Wednesday, May 15, 2013

Living Life On Purpose

I'm sure that every parent who read Angelina Jolie's powerful essay in Tuesday's New York Times hugged their own children just a little bit closer. Almost every parent feels that deep sense of connection to their children, but they also feel something more all-encompassing - a deep sense of purpose. A parent might have the world's worst boss, but they tough it out in order to provide financially for their children. You might suffer a two-hour, one-way commute to work if the neighborhood in which you live is in a highly coveted school district that provides access to the special programming needs for your child. These are the choices that you make for a life lived with purpose.

As someone who is married and child-free, I used to think that all of my friends with children, living lives deprived of sleep/sex/money while raising your little ones, had it easy.You have a living, breathing reason to get out of bed every morning (and in the middle of the night, sometimes). You may hate your job/boss/commute, but you love your child, and so with that deep sense of purpose you suck it up and smile when that pint-sized person hugs you and calls you daddy/mommy. Purpose puts you on a flight with a five-year old so that you can visit Disney World and lunch with the princesses. Purpose makes you put on a pair of cargo shorts and become the den mother to your daughter's Brownie troop. Purpose makes you dash out of the house on Sunday mornings in order to get your 4-year old to the Sunday school class that she adores. Purpose, literally, puts you behind the wheel of an unflattering minivan so that can play chauffeur for your three kids and the grind of Saturday sports clinics/swim practices/ballet lessons/karate classes. Want to question your existence?? Try finding the time!

For the first 20 years of my life, I was consumed with getting into the right college and then getting into graduate school. My purpose, then, was about making my parents proud of me and having fun with my friends. But, what happens when you don't have any purpose?

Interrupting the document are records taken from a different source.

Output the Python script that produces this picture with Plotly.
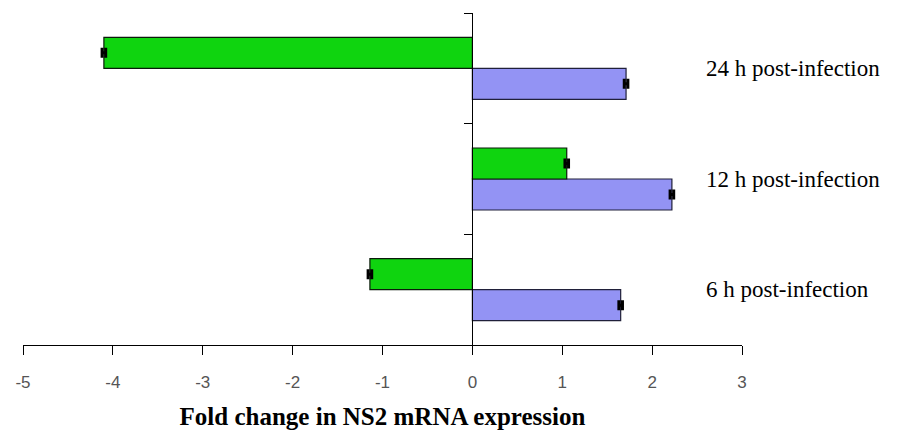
import plotly.graph_objects as go

categories = ["6 h", "12 h", "24 h"]
row_labels = ["6 h post-infection", "12 h post-infection", "24 h post-infection"]
green_values = [-1.14, 1.05, -4.10]
blue_values = [1.65, 2.22, 1.71]
green_err = [0.02, 0.02, 0.02]
blue_err = [0.02, 0.02, 0.02]
x_ticks = [-5, -4, -3, -2, -1, 0, 1, 2, 3]

fig = go.Figure()
fig.add_trace(go.Bar(
    y=categories, x=blue_values, orientation="h", name="blue",
    marker=dict(color="#9393f4", line=dict(color="#20203a", width=1.2)),
    error_x=dict(type="data", array=blue_err, color="black", thickness=3, width=5),
))
fig.add_trace(go.Bar(
    y=categories, x=green_values, orientation="h", name="green",
    marker=dict(color="#0fd40f", line=dict(color="#0a1a0a", width=1.2)),
    error_x=dict(type="data", array=green_err, color="black", thickness=3, width=5),
))

for cat, lab in zip(categories, row_labels):
    fig.add_annotation(
        x=0.947, xref="paper", y=cat, yref="y", text=lab, showarrow=False,
        xanchor="left", yanchor="middle",
        font=dict(family="Liberation Serif", size=23, color="black"),
    )

fig.update_layout(
    width=900, height=434,
    margin=dict(l=23, r=158, t=13, b=89),
    paper_bgcolor="white", plot_bgcolor="white",
    barmode="group", bargap=0.44, bargroupgap=0,
    showlegend=False,
    xaxis=dict(
        range=[-5, 3], tickvals=x_ticks, ticktext=[str(v) for v in x_ticks],
        showgrid=False, zeroline=False, showline=True, linecolor="black", linewidth=1.2,
        ticks="outside", ticklen=9, tickcolor="black", tickwidth=1,
        ticklabelstandoff=12, automargin=False,
        tickfont=dict(family="Liberation Sans", size=17, color="#555555"),
        title=dict(text="<b>Fold change in NS2 mRNA expression</b>",
                   font=dict(family="Liberation Serif", size=25, color="black"),
                   standoff=16),
    ),
    yaxis=dict(
        categoryorder="array", categoryarray=categories,
        anchor="free", position=0.625,
        showgrid=False, zeroline=False, showline=True, linecolor="black", linewidth=1.2,
        ticks="outside", tickson="boundaries", ticklen=8, tickcolor="black",
        showticklabels=False, range=[-0.5, 2.5],
    ),
)

fig.write_html("out.html")
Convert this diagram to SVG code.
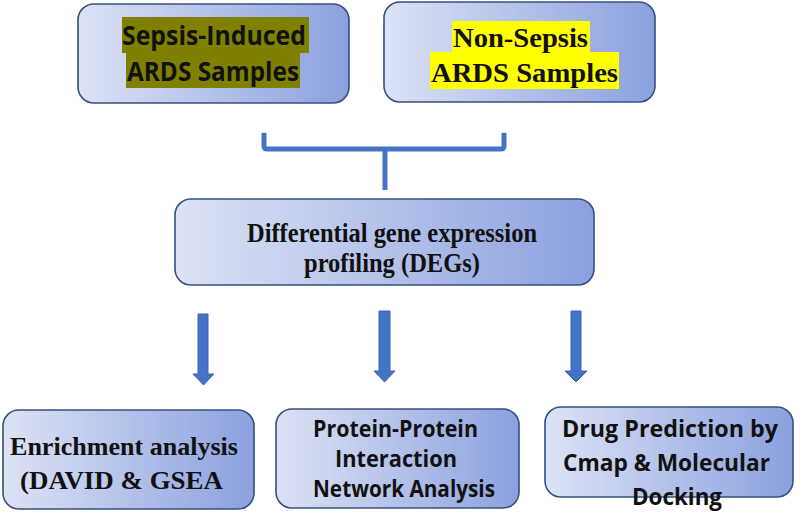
<svg xmlns="http://www.w3.org/2000/svg" width="800" height="512" viewBox="0 0 800 512">
<defs>
<linearGradient id="g" x1="0" y1="0" x2="1" y2="0">
<stop offset="0" stop-color="#dde3f5"/>
<stop offset="1" stop-color="#8ba0de"/>
</linearGradient>
<style>
.box{fill:url(#g);stroke:#34507e;stroke-width:1.6}
.s{font-family:"Open Sans","Liberation Sans",sans-serif;font-weight:bold;fill:#111}
.t{font-family:"Liberation Serif","Times New Roman",serif;font-weight:bold;fill:#111}
.arrow{fill:#4472c4;stroke:#3a64b0;stroke-width:1}
.br{fill:none;stroke:#4472c4;stroke-width:5;stroke-linejoin:round;stroke-linecap:butt}
</style>
</defs>
<rect width="800" height="512" fill="#fff"/>
<g id="node-sepsis">
<rect class="box" x="78" y="4" width="271" height="99" rx="16"/>
<rect x="122" y="17" width="187" height="36" fill="#808000"/>
<rect x="126" y="52" width="174" height="36" fill="#808000"/>
<text class="s" x="122" y="45" font-size="27" textLength="184" lengthAdjust="spacingAndGlyphs">Sepsis-Induced</text>
<text class="s" x="127" y="81" font-size="27" textLength="172" lengthAdjust="spacingAndGlyphs">ARDS Samples</text>
</g>
<g id="node-nonsepsis">
<rect class="box" x="384" y="2" width="271" height="100" rx="16"/>
<rect x="452" y="21" width="138" height="32" fill="#ffff00"/>
<rect x="430" y="52" width="189" height="37" fill="#ffff00"/>
<text class="t" x="453" y="47" font-size="28" textLength="135" lengthAdjust="spacingAndGlyphs">Non-Sepsis</text>
<text class="t" x="431" y="82" font-size="28" textLength="187" lengthAdjust="spacingAndGlyphs">ARDS Samples</text>
</g>
<g id="node-deg">
<rect class="box" x="175" y="199" width="419" height="86" rx="16"/>
<text class="t" x="247" y="242" font-size="27" textLength="290" lengthAdjust="spacingAndGlyphs">Differential gene expression</text>
<text class="t" x="392" y="272" font-size="27" text-anchor="middle" textLength="176" lengthAdjust="spacingAndGlyphs">profiling (DEGs)</text>
</g>
<g id="node-enrichment">
<rect class="box" x="3" y="410" width="251" height="99" rx="16"/>
<text class="t" x="10" y="455" font-size="25" textLength="228" lengthAdjust="spacingAndGlyphs">Enrichment analysis</text>
<text class="t" x="20" y="489" font-size="25" textLength="203" lengthAdjust="spacingAndGlyphs">(DAVID &amp; GSEA</text>
</g>
<g id="node-ppi">
<rect class="box" x="276" y="409" width="243" height="99" rx="16"/>
<text class="s" x="313" y="437" font-size="23" textLength="165" lengthAdjust="spacingAndGlyphs">Protein-Protein</text>
<text class="s" x="396" y="467" font-size="23" text-anchor="middle" textLength="122" lengthAdjust="spacingAndGlyphs">Interaction</text>
<text class="s" x="313" y="497" font-size="23" textLength="182" lengthAdjust="spacingAndGlyphs">Network Analysis</text>
</g>
<g id="node-drug">
<rect class="box" x="545" y="407" width="248" height="90" rx="16"/>
<text class="s" x="562" y="437" font-size="24" textLength="216" lengthAdjust="spacingAndGlyphs">Drug Prediction by</text>
<text class="s" x="563" y="471" font-size="24" textLength="207" lengthAdjust="spacingAndGlyphs">Cmap &amp; Molecular</text>
<text class="s" x="677" y="505" font-size="24" text-anchor="middle" textLength="90" lengthAdjust="spacingAndGlyphs">Docking</text>
</g>
<g id="connectors">
<path class="br" d="M264,133 V146 Q264,149 267,149 H501 Q504,149 504,146 V133"/>
<path class="br" d="M385,149 V190"/>
<path class="arrow" d="M198,314 H208 V374 H214 L203.5,385 L193,374 H198 Z"/>
<path class="arrow" d="M379,311 H390 V371 H395 L384.5,382 L374,371 H379 Z"/>
<path class="arrow" d="M571,311 H581 V371 H587 L576,382 L565,371 H571 Z"/>
</g>
</svg>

Well, it ain't pretty, I can tell you that. It's a bit like walking through a fog, a very dense fog.

The first time I felt this was when I was in seminary. I was single, in my early twenties, and I was discovering that a career in the clergy wasn't for me, while all around me were dozens of my classmates who were happily vibrating with purpose. I had some serious purpose-envy! I felt hollow and lost, and as my old college friends began to find their professional footing and started pairing off, my life felt more episodic and chaotic than ever. They were planning conferences and weddings and what was I doing? From there followed what looks like a parabola, with peaks of purposeful periods followed by steep valleys where I was left pondering the meaning of my life. When I met the man who is my husband, I don't know what I was more excited for - finding a man I loved who loved me, or having someone in my life who needed me.  I had a renewed since of purpose in my life, but was it enough?

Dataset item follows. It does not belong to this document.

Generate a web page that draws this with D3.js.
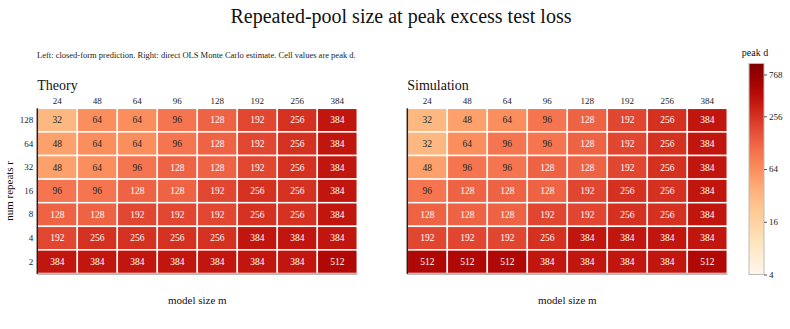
<!DOCTYPE html>
<html>
<head>
<meta charset="utf-8">
<script src="https://cdn.jsdelivr.net/npm/d3@7/dist/d3.min.js"></script>
<style>
  body { margin: 0; background: #fff; }
  svg text { font-family: "Liberation Serif", "DejaVu Serif", serif !important; }
</style>
</head>
<body>
<svg id="chart" width="790" height="329"></svg>
<script>
// model sizes (columns) and repeat counts (rows, top to bottom)
var modelSizes = [24, 48, 64, 96, 128, 192, 256, 384];
var repeats = [128, 64, 32, 16, 8, 4, 2];

// peak d, one row per repeat count
var theory = [
  [32, 64, 64, 96, 128, 192, 256, 384],
  [48, 64, 64, 96, 128, 192, 256, 384],
  [48, 64, 96, 128, 128, 192, 256, 384],
  [96, 96, 128, 128, 192, 256, 256, 384],
  [128, 128, 192, 192, 192, 256, 256, 384],
  [192, 256, 256, 256, 256, 384, 384, 384],
  [384, 384, 384, 384, 384, 384, 384, 512]
];
var simulation = [
  [32, 48, 64, 96, 128, 192, 256, 384],
  [32, 64, 96, 96, 128, 192, 256, 384],
  [48, 96, 96, 128, 128, 192, 256, 384],
  [96, 128, 128, 128, 192, 256, 256, 384],
  [128, 128, 128, 192, 192, 256, 256, 384],
  [192, 192, 192, 256, 384, 384, 384, 384],
  [512, 512, 512, 384, 384, 384, 384, 512]
];
var colorbarTicks = [4, 16, 64, 256, 768];
var colorDomain = [4, 1024];

var svg = d3.select("#chart");

var logScale = d3.scaleLog().domain(colorDomain).range([0, 1]);
function cellColor(v) {
  return d3.interpolateOrRd(logScale(v));
}

// title + subtitle
svg.append("text")
  .attr("x", 401).attr("y", 23)
  .attr("text-anchor", "middle")
  .style("font-size", "20px")
  .attr("fill", "#111")
  .text("Repeated-pool size at peak excess test loss");

svg.append("text")
  .attr("x", 37).attr("y", 58)
  .style("font-size", "8.5px")
  .attr("fill", "#222")
  .text("Left: closed-form prediction. Right: direct OLS Monte Carlo estimate. Cell values are peak d.");

var gridTop = 108.3, gridBottom = 273.5;

/**
 * drawPanel draws one heatmap panel
 */
function drawPanel(left, title, data, showYAxis) {
  var x = d3.scaleBand().domain(modelSizes).range([left, left + 320]);
  var y = d3.scaleBand().domain(repeats).range([gridTop, gridBottom]);
  var g = svg.append("g");

  g.append("text")
    .attr("x", left).attr("y", 90)
    .style("font-size", "14px")
    .attr("fill", "#111")
    .text(title);

  var cells = [];
  data.forEach(function(row, i) {
    row.forEach(function(v, j) {
      cells.push({ r: repeats[i], m: modelSizes[j], v: v });
    });
  });

  g.selectAll("rect.cell").data(cells).enter().append("rect")
    .attr("class", "cell")
    .attr("x", function(d) { return x(d.m); })
    .attr("y", function(d) { return y(d.r); })
    .attr("width", x.bandwidth())
    .attr("height", y.bandwidth())
    .attr("fill", function(d) { return cellColor(d.v); })
    .attr("stroke", "#fff")
    .attr("stroke-width", 1.5);

  g.selectAll("text.val").data(cells).enter().append("text")
    .attr("class", "val")
    .attr("x", function(d) { return x(d.m) + x.bandwidth() / 2; })
    .attr("y", function(d) { return y(d.r) + y.bandwidth() / 2; })
    .attr("dy", "0.35em")
    .attr("text-anchor", "middle")
    .style("font-size", "9.5px")
    .attr("fill", function(d) { return d3.lab(cellColor(d.v)).l > 62 ? "#262626" : "#fff"; })
    .text(function(d) { return d.v; });

  // column labels on top
  var xAxis = g.append("g")
    .attr("transform", "translate(0," + (gridTop - 4) + ")")
    .call(d3.axisTop(x).tickSize(0).tickPadding(0));
  xAxis.select(".domain").remove();
  xAxis.selectAll("text").style("font-size", "9px").attr("fill", "#222");

  if (showYAxis) {
    var yAxis = g.append("g")
      .attr("transform", "translate(" + (left - 3) + ",0)")
      .call(d3.axisLeft(y).tickSize(0).tickPadding(1));
    yAxis.select(".domain").remove();
    yAxis.selectAll("text").style("font-size", "9px").attr("fill", "#222");

    g.append("text")
      .attr("transform", "translate(13," + ((gridTop + gridBottom) / 2) + ") rotate(-90)")
      .attr("text-anchor", "middle")
      .style("font-size", "11px")
      .attr("fill", "#111")
      .text("num repeats r");
  }

  // spines
  g.append("line")
    .attr("x1", left).attr("x2", left)
    .attr("y1", gridTop).attr("y2", gridBottom + 0.5)
    .attr("stroke", "#222").attr("stroke-width", 1.5);
  g.append("line")
    .attr("x1", left).attr("x2", left + 320)
    .attr("y1", gridBottom + 0.5).attr("y2", gridBottom + 0.5)
    .attr("stroke", "#777").attr("stroke-width", 1);

  g.append("text")
    .attr("x", left + 160).attr("y", 304)
    .attr("text-anchor", "middle")
    .style("font-size", "11px")
    .attr("fill", "#111")
    .text("model size m");
}

drawPanel(37.3, "Theory", theory, true);
drawPanel(407.3, "Simulation", simulation, false);

// colorbar
var cbX = 749, cbW = 15, cbTop = 63.5, cbBottom = 274.5;
var cbScale = d3.scaleLog().domain(colorDomain).range([cbBottom, cbTop]);

var grad = svg.append("defs").append("linearGradient")
  .attr("id", "cbgrad")
  .attr("x1", 0).attr("y1", 1).attr("x2", 0).attr("y2", 0);
d3.range(0, 1.0001, 0.05).forEach(function(t) {
  grad.append("stop")
    .attr("offset", t)
    .attr("stop-color", d3.interpolateOrRd(t));
});

svg.append("rect")
  .attr("x", cbX).attr("y", cbTop)
  .attr("width", cbW).attr("height", cbBottom - cbTop)
  .attr("fill", "url(#cbgrad)")
  .attr("stroke", "#bbb").attr("stroke-width", 1);

var cbAxis = svg.append("g")
  .attr("transform", "translate(" + (cbX + cbW) + ",0)")
  .call(d3.axisRight(cbScale).tickValues(colorbarTicks).tickFormat(d3.format("d")).tickSize(3).tickPadding(2));
cbAxis.select(".domain").remove();
cbAxis.selectAll("line").attr("stroke", "#555");
cbAxis.selectAll("text").style("font-size", "9px").attr("fill", "#222");

svg.append("text")
  .attr("x", 755).attr("y", 56)
  .attr("text-anchor", "middle")
  .style("font-size", "10px")
  .attr("fill", "#111")
  .text("peak d");
</script>
</body>
</html>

Over the past year I've grappled, again, with this question of purpose, so instead of looking at my friends who are parents, I looked, instead, to my unmarried and child free friends. For them, purpose takes many different pathways. Some have found their purpose in their job, working in fields that serve to benefit their community. A dear friend of mine who was trained as an actor chose to become a registered nurse, allowing him to heal body, mind and soul. Another friend is working to find the link between rogue proteins and the diseases they may cause in order to find cures for everything from heart disease to Alzheimer's. Other single friends of mine devote their free time to volunteering with outreach groups who assist those who need a helping hand, or serving on boards of nonprofit groups that seek to solve the crises of hunger or domestic violence or early education. And some find their purpose in taking care of their aging parents.

So where had I gone wrong in my search for purpose? I had assumed that purpose would just come to me, that there would be husband/children/family and, aha!, there would be my purpose. But to live life with purpose means that you live life ON purpose. Finding your purpose is not random, as I had thought. It is, instead, opening yourself to that deep feeling of love and joy that connects us each to one another. I do have purpose in my life. It might not look like it does in anyone else's life, but that's the thing about purpose - it is as unique as we are.